A Distributed Denial of Service (DDoS) attack happens when a server or network receives a huge spike of incoming traffic, enough to exceed its ability to handle requests in a timely manner or to handle them at all. Imagine filling a water bottle using a firehose, that's sort of what a DDoS attack is like.
This most commonly happens with websites and personal networks. If a website's server is DDoSed, you'll find that if slows to a crawl or stops loading at all. Personal networks are often attacked by edgy teenagers who got 360 no-scoped in Call of Duty and want to take out their anger on the pro gamer who did it.
If you are connected to Windscribe, you'll find that you don't actually have full protection from DDoS attacks. The attacker would need to send more traffic as our server can handle more than your private network, but if someone finds your VPN IP and traces it to our server, they are still able to attack it with a traffic spike. It wouldn't even be the DDoS itself that causes it, in most cases the server host will just null-route all the incoming traffic in order to protect their infrastructure.

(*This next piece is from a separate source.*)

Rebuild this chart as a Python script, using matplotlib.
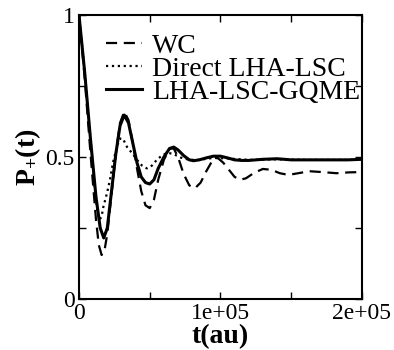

To add protection against this sort of attack, we would need to make our service less private. It would require additional info about where the traffic comes from and/or a system to distribute that traffic in a way that would not be feasible with our service. Therefore, while highly unlikely, there can still be a DDoS attack on our servers which would cause your VPN to disconnect. Your private network would be unaffected though and chances are, the VPN will quickly reconnect to another server at the same datacenter or a different datacenter nearby.